It's well known that every journey begins with a single step. Here at Olin, whether your journey will take you the nearby towns or all the way across the country, the first step you'll take is to your computer to check your e-mail. Before any adventure may be undertaken, important information must be collected. You see, for a small school, we sure do tend to run into each other in far-flung places, and if someone's heading your way they can be your travel buddy. If they can give you a lift, even better!
We have a number of methods of conveyance at our disposal. Whether by roller blades and longboards or bicycles, tricycles and unicycles, or by cars, buses, and the occasional limousine, students are constantly seeking the horizon.
Once the getting gets going, though, the finely tuned chain of arrivals, departures, routes, schedules, calendars, planes, trains and automobiles really get rolling. In my personal experience, far-off trips always come with disorganization and sleep deprivation. On my recent trip to New York to visit my family over Columbus day weekend, I knew Megabus was the way to go. In the balance of cost to sketchiness, that's where I hedge my bets. Since class ended at noon and my ticket was for 3pm, I had time to toss together my assignment due that afternoon, and find a lift offered on the helpme forum to arrived at the Eliot train station with minutes and minutes to spare! There, I lost the Olin Challenge,by running into Roland, 2012, on his way to his Megabus, this one heading to Pennsylvania. Before long we were clanking along the rails into town. We had half an hour to play Jotto in line at South Station. This isn't the part where sleep deprivation comes in (even though my Megabus trip turned into a ten hour ordeal that I've stricken from my memory).

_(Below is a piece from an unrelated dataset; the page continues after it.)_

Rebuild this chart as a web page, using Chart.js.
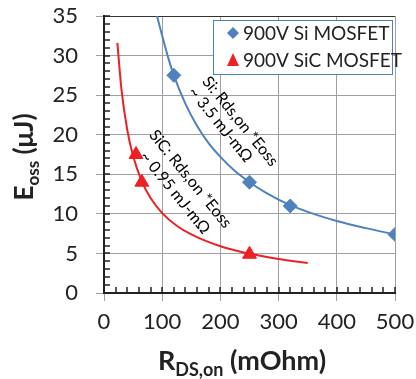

That part comes from, since I booked my return ticket to spend as much time in NYC as possible, I left from 32nd and 9th at one in the morning. In the rain, I boarded my bus and slept until I arrived at 5:45. Minutes later, I was on the commuter rail zipping towards Wellesley. When I disembarked at the Wellesley Heights station, I realized that a freshman, Carl, had been in a different section and we decided to walk to Olin instead of waiting for and taking the first shuttle from Wellesley College which arrived just as we did.
One quick hour-long class was all that kept me from my bed. At 10:01 I was flat out unconscious, recuperating for my next, inevitable, incredible journey into town.